The Taliban said the attack was meant as a message that the national gathering was a useless fig leaf for Karzai and the U.S.-led international military coalition that backs him.

Unfazed, the president reiterated his appeal for Taliban insurgents and their militant allies to lay down their weapons.

“Make peace with me and there will be no need for foreigners here,” Karzai said in a direct appeal to the Taliban as the attack unfolded.

The rare gathering, known as a jirga, is meant to boost the president's nascent efforts to launch substantive peace talks with Afghan insurgents.

On the same university campus eight years ago this month, Karzai was tapped as the president of the first post-Taliban government during a grand assembly, or loya jirga.

By Friday, Karzai expects the specially selected assembly delegates to give him a national mandate for his plan to end the nearly nine-year-old war, which has caused the deaths of at least 10,000 Afghan civilians, thousands of Afghan soldiers and nearly 1,800 members of the international military coalition, more than 1,000 of them Americans.

"They cannot stop the jirga,” said Safiya Sidiqi, a lawmaker from eastern Afghanistan’s Nangarhar province. However, Sidiqi said there were already indications in the gathering of troubling fissures as Afghan warlords staked out hard-line positions against offering the Taliban any significant concessions.

Sidiqi said the divisions were a worrying sign that it would be difficult for the nation’s most powerful leaders to put aside their own rivalries to back Karzai’s push for peace.

“I think it smells bad,” she said. “It could be the beginning of some other crisis or problem for the government.”

Karzai has made it clear that he's willing to talk with any Taliban leaders who distance themselves from al Qaida, renounce violence and accept the country’s constitution.

The Afghan president already has started pursuing talks with Gulbuddin Hekmatyar, the Taliban ally who's perhaps best known for his relationship with Pakistan and the CIA during the 1980s war against the Soviet occupation and for shelling Kabul neighborhoods during the civil war in the 1990s.

The Taliban attack on Wednesday's gathering, however, made it clear that plenty of fighters aren’t willing to give up yet.

After Karzai sped away from the event in an armored convoy, a second, more powerful explosion rattled the meeting tent as former Afghan president and parliamentary leader Sibghatullah Mojaddedi addressed the anxious assembly. Soon thereafter, the participants took an extended break while police brought the attack to an end.

Security forces converged on a house a mile or two from the heavily secured meeting tent where they battled at least two men with suicide vests, said Zemiri Bashary, a spokesman for the Interior Ministry.
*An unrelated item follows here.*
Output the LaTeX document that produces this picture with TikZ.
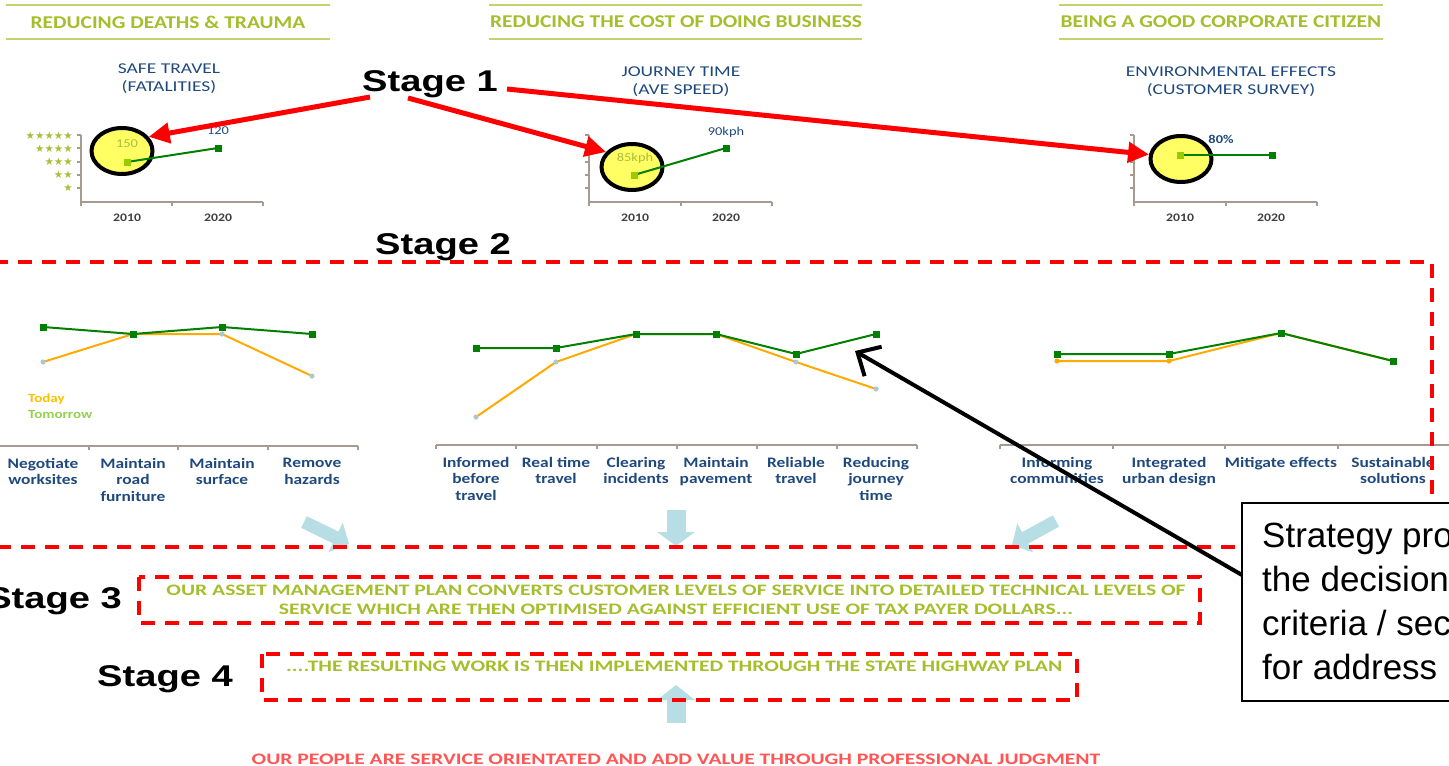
\documentclass[tikz,border=0pt]{standalone}
\usepackage{fontspec}
\usetikzlibrary{arrows.meta,shapes.geometric}
\setmainfont{Carlito}
\newfontfamily\calf[FakeStretch=1.2]{Carlito}
\newfontfamily\calh[FakeStretch=1.19]{Carlito}
\newfontfamily\calw[FakeStretch=1.3]{Carlito}
\newfontfamily\calp[FakeStretch=1.35]{Carlito}
\newfontfamily\arif[FakeStretch=1.27]{Liberation Sans}
\newfontfamily\arin{Liberation Sans}
\newfontfamily\symf{DejaVu Sans}
\definecolor{hdrc}{RGB}{165,190,45}
\definecolor{hdrl}{RGB}{195,210,110}
\definecolor{ttlc}{RGB}{31,73,125}
\definecolor{dkg}{RGB}{0,128,0}
\definecolor{ltg}{RGB}{153,204,0}
\definecolor{orc}{RGB}{255,170,0}
\definecolor{todc}{RGB}{255,192,0}
\definecolor{tomc}{RGB}{146,208,80}
\definecolor{axc}{RGB}{166,155,145}
\definecolor{lbl}{RGB}{183,222,228}
\definecolor{omk}{RGB}{175,200,205}
\definecolor{redc}{RGB}{255,0,0}
\definecolor{salc}{RGB}{255,85,85}
\definecolor{yelc}{RGB}{255,255,100}
\definecolor{yrc}{RGB}{64,64,64}
\definecolor{valc}{RGB}{170,190,60}
\tikzset{
  hdr/.style={font=\calh\bfseries\fontsize{18}{22}\selectfont, text=hdrc, inner sep=0},
  hdrline/.style={draw=hdrl, line width=1.8pt},
  ttl/.style={font=\calw\fontsize{15}{18}\selectfont, text=ttlc, align=center, inner sep=0},
  axisline/.style={draw=axc, line width=1.5pt},
  yr/.style={font=\calf\bfseries\fontsize{11.5}{13}\selectfont, text=yrc, inner sep=0},
  val/.style={font=\calf\fontsize{12}{14}\selectfont, inner sep=0},
  stars/.style={font=\symf\fontsize{10.5}{12}\selectfont, text=valc, inner sep=0, anchor=east},
  hilite/.style={ellipse, draw=black, line width=4pt, fill=yelc, inner sep=0},
  gline/.style={draw=dkg, line width=2pt},
  oline/.style={draw=orc, line width=2pt},
  stagetxt/.style={font=\arif\bfseries\fontsize{30}{34}\selectfont, text=black, inner sep=0},
  redarrow/.style={draw=redc, line width=5pt, -{Triangle[length=21pt,width=20pt]}},
  cat/.style={font=\calf\bfseries\fontsize{14.5}{16.5}\selectfont, text=ttlc, align=center, anchor=north, inner sep=0},
  legtxt/.style={font=\calf\bfseries\fontsize{12.5}{15}\selectfont, anchor=west, inner sep=0},
  reddash/.style={draw=redc, line width=4pt, dash pattern=on 14pt off 10pt},
  bluearrow/.style={draw=lbl, line width=#1},
  plan/.style={font=\calp\bfseries\fontsize{16}{19.5}\selectfont, text=hdrc, align=center, inner sep=0},
  callout/.style={draw=black, line width=2pt, fill=white, anchor=north west, minimum width=240pt, minimum height=198pt, inner sep=0},
  callouttxt/.style={font=\arin\fontsize{35}{44}\selectfont, text=black, align=left, anchor=north west, inner sep=0},
  blackarrow/.style={draw=black, line width=4pt, -{Straight Barb[length=18pt,width=34pt,line width=4pt]}}
}
\begin{document}
\begin{tikzpicture}[x=1pt,y=-1pt]
\useasboundingbox (0,0) rectangle (1449,766);
\clip (0,0) rectangle (1449,766);

% ---------- headers ----------
\draw[hdrline] (6,5) -- (330,5);
\draw[hdrline] (6,39) -- (330,39);
\node[hdr] (h1) at (168,22) {REDUCING DEATHS \& TRAUMA};
\draw[hdrline] (489,5) -- (862,5);
\draw[hdrline] (489,39) -- (862,39);
\node[hdr] (h2) at (676,22) {REDUCING THE COST OF DOING BUSINESS};
\draw[hdrline] (1059,5) -- (1383,5);
\draw[hdrline] (1059,39) -- (1383,39);
\node[hdr] (h3) at (1221,22) {BEING A GOOD CORPORATE CITIZEN};

% ---------- chart titles ----------
\node[ttl] (t1) at (169,79) {SAFE TRAVEL\\(FATALITIES)};
\node[ttl] (t2) at (681,82) {JOURNEY TIME\\(AVE SPEED)};
\node[ttl] (t3) at (1231,82) {ENVIRONMENTAL EFFECTS\\(CUSTOMER SURVEY)};

% ---------- chart 1 ----------
\node[hilite, minimum width=61pt, minimum height=46pt] (c1) at (122,151) {};
\draw[axisline] (81,135) -- (81,202) -- (263,202);
\foreach \yy in {135,148,162,175,188} \draw[axisline] (77,\yy) -- (81,\yy);
\foreach \xx in {81,172,263} \draw[axisline] (\xx,202) -- (\xx,206);
\node[stars] (s5) at (73,136) {★★★★★};
\node[stars] (s4) at (73,149) {★★★★};
\node[stars] (s3) at (73,162) {★★★};
\node[stars] (s2) at (73,175) {★★};
\node[stars] (s1) at (73,188) {★};
\draw[gline] (127,162) -- (218,148);
\fill[ltg] (123.5,158.5) rectangle (130.5,165.5);
\fill[dkg] (214.5,144.5) rectangle (221.5,151.5);
\node[val, text=valc] (v1a) at (127,144) {150};
\node[val, text=ttlc] (v1b) at (218,131) {120};
\node[yr] (y1a) at (127,218) {2010};
\node[yr] (y1b) at (218,218) {2020};

% ---------- chart 2 ----------
\node[hilite, minimum width=61pt, minimum height=46pt] (c2) at (632,167) {};
\draw[axisline] (589,135) -- (589,202) -- (772,202);
\foreach \yy in {135,148,162,175,188} \draw[axisline] (585,\yy) -- (589,\yy);
\foreach \xx in {589,681,772} \draw[axisline] (\xx,202) -- (\xx,206);
\draw[gline] (634,175) -- (726,148);
\fill[ltg] (630.5,171.5) rectangle (637.5,178.5);
\fill[dkg] (722.5,144.5) rectangle (729.5,151.5);
\node[val, text=valc] (v2a) at (635,158) {85kph};
\node[val, text=ttlc] (v2b) at (726,132) {90kph};
\node[yr] (y2a) at (635,218) {2010};
\node[yr] (y2b) at (726,218) {2020};

% ---------- chart 3 ----------
\node[hilite, minimum width=61pt, minimum height=46pt] (c3) at (1181,159) {};
\draw[axisline] (1134,135) -- (1134,202) -- (1317,202);
\foreach \yy in {135,148,162,175,188} \draw[axisline] (1130,\yy) -- (1134,\yy);
\foreach \xx in {1134,1226,1317} \draw[axisline] (\xx,202) -- (\xx,206);
\draw[gline] (1180,155) -- (1272,155);
\fill[ltg] (1176.5,151.5) rectangle (1183.5,158.5);
\fill[dkg] (1268.5,151.5) rectangle (1275.5,158.5);
\node[val, text=ttlc, font=\calf\bfseries\fontsize{12}{14}\selectfont] (v3b) at (1221,139) {80\%};
\node[yr] (y3a) at (1180,218) {2010};
\node[yr] (y3b) at (1271,218) {2020};

% ---------- stage 1 ----------
\node[stagetxt] (st1) at (430,84) {Stage 1};
\coordinate (a1s) at (370,97);
\coordinate (a2s) at (408,98);
\coordinate (a3s) at (507,89);
\draw[redarrow] (a1s) -- (c1.28);
\draw[redarrow] (a2s) -- (c2.150);
\draw[redarrow] (a3s) -- (c3.172);

\node[stagetxt] (st2) at (443,247) {Stage 2};

% ---------- stage 2 chart A ----------
\draw[axisline] (0,446) -- (358,446);
\foreach \xx in {89,178,268,358} \draw[axisline] (\xx,446) -- (\xx,450);
\draw[oline] (43,362) -- (133,334) -- (222,334) -- (312,376);
\foreach \xx/\yy in {43/362,133/334,222/334,312/376} \fill[omk] (\xx,\yy) circle (2.6);
\draw[gline] (43,327) -- (133,334) -- (222,327) -- (312,334);
\foreach \xx/\yy in {43/327,133/334,222/327,312/334} \fill[dkg] (\xx-3.5,\yy-3.5) rectangle (\xx+3.5,\yy+3.5);
\node[legtxt, text=todc] (lt) at (28,399) {Today};
\node[legtxt, text=tomc] (lm) at (28,414) {Tomorrow};
\node[cat] (ca1) at (43,458) {Negotiate\\worksites};
\node[cat] (ca2) at (133,458) {Maintain\\road\\furniture};
\node[cat] (ca3) at (222,458) {Maintain\\surface};
\node[cat] (ca4) at (312,458) {Remove\\hazards};

% ---------- stage 2 chart B ----------
\draw[axisline] (436,445) -- (917,445);
\foreach \xx in {436,516,597,677,757,837,917} \draw[axisline] (\xx,445) -- (\xx,449);
\draw[oline] (476,417) -- (556,362) -- (636,334) -- (716,334) -- (796,362) -- (876,389);
\foreach \xx/\yy in {476/417,556/362,636/334,716/334,796/362,876/389} \fill[omk] (\xx,\yy) circle (2.6);
\draw[gline] (476,348) -- (556,348) -- (636,334) -- (716,334) -- (796,354) -- (876,334);
\foreach \xx/\yy in {476/348,556/348,636/334,716/334,796/354,876/334} \fill[dkg] (\xx-3.5,\yy-3.5) rectangle (\xx+3.5,\yy+3.5);
\node[cat] (cb1) at (476,457) {Informed\\before\\travel};
\node[cat] (cb2) at (556,457) {Real time\\travel};
\node[cat] (cb3) at (636,457) {Clearing\\incidents};
\node[cat] (cb4) at (716,457) {Maintain\\pavement};
\node[cat] (cb5) at (796,457) {Reliable\\travel};
\node[cat] (cb6) at (876,457) {Reducing\\journey\\time};

% ---------- stage 2 chart C ----------
\draw[axisline] (1000,445) -- (1449,445);
\foreach \xx in {1000,1113,1225,1338} \draw[axisline] (\xx,445) -- (\xx,449);
\draw[oline] (1057,361) -- (1169,361) -- (1281,333) -- (1393,361);
\foreach \xx/\yy in {1057/361,1169/361} \fill[orc] (\xx,\yy) circle (2.6);
\draw[gline] (1057,354) -- (1169,354) -- (1281,333) -- (1393,361);
\foreach \xx/\yy in {1057/354,1169/354,1281/333,1393/361} \fill[dkg] (\xx-3.5,\yy-3.5) rectangle (\xx+3.5,\yy+3.5);
\node[cat] (cc1) at (1057,457) {Informing\\communities};
\node[cat] (cc2) at (1169,457) {Integrated\\urban design};
\node[cat] (cc3) at (1281,457) {Mitigate effects};
\node[cat] (cc4) at (1393,457) {Sustainable\\solutions};

% ---------- light blue arrows ----------
\draw[bluearrow=13pt, -{Triangle[length=15pt,width=32pt]}] (304,522) -- (349,544);
\draw[bluearrow=19pt, -{Triangle[length=14pt,width=37pt]}] (676,510) -- (676,546);
\draw[bluearrow=13pt, -{Triangle[length=15pt,width=32pt]}] (1056,521) -- (1012,545);
\draw[bluearrow=19pt, -{Triangle[length=15pt,width=37pt]}] (676,723) -- (676,685);

% ---------- stage 2 dashed box ----------
\draw[reddash] (-6,262) -- (1432,262) -- (1432,547) -- (-6,547);

% ---------- stage 3 ----------
\node[stagetxt, anchor=east] (st3) at (122,601) {Stage 3};
\draw[reddash] (139,577) rectangle (1200,623);
\node[plan] (p3) at (676,600) {OUR ASSET MANAGEMENT PLAN CONVERTS CUSTOMER LEVELS OF SERVICE INTO DETAILED TECHNICAL LEVELS OF\\SERVICE WHICH ARE THEN OPTIMISED AGAINST EFFICIENT USE OF TAX PAYER DOLLARS...};

% ---------- stage 4 ----------
\node[stagetxt] (st4) at (165,679) {Stage 4};
\draw[reddash] (262,654) rectangle (1077,700);
\node[plan, anchor=west] (p4) at (286,666) {....THE RESULTING WORK IS THEN IMPLEMENTED THROUGH THE STATE HIGHWAY PLAN};

% ---------- bottom ----------
\node[plan, text=salc] (pb) at (676,759) {OUR PEOPLE ARE SERVICE ORIENTATED AND ADD VALUE THROUGH PROFESSIONAL JUDGMENT};

% ---------- callout ----------
\node[callout] (cbx) at (1241,502) {};
\node[callouttxt] (ctx) at (1262,523) {Strategy pro\\the decision\\criteria / sec\\for address};
\coordinate (bas) at (1242,575);
\coordinate (bat) at (855,351);
\draw[blackarrow] (bas) -- (bat);
\end{tikzpicture}
\end{document}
Bashary said the men had used women’s burqas, all-enveloping outer garments, to sneak into the area and attack. Two men were killed and a third was arrested.

More than 12,000 security forces were deployed around Kabul for the jirga. Barakzai said the attackers' ability to get so close to the event was unnerving.

“It was a bit strange because it’s the heart of the city with all the tight security,” she said. “But the path is open and the members of the jirga are really committed to talk for peace, so, to be honest, it was the first time that I saw such a thing. People were really brave.”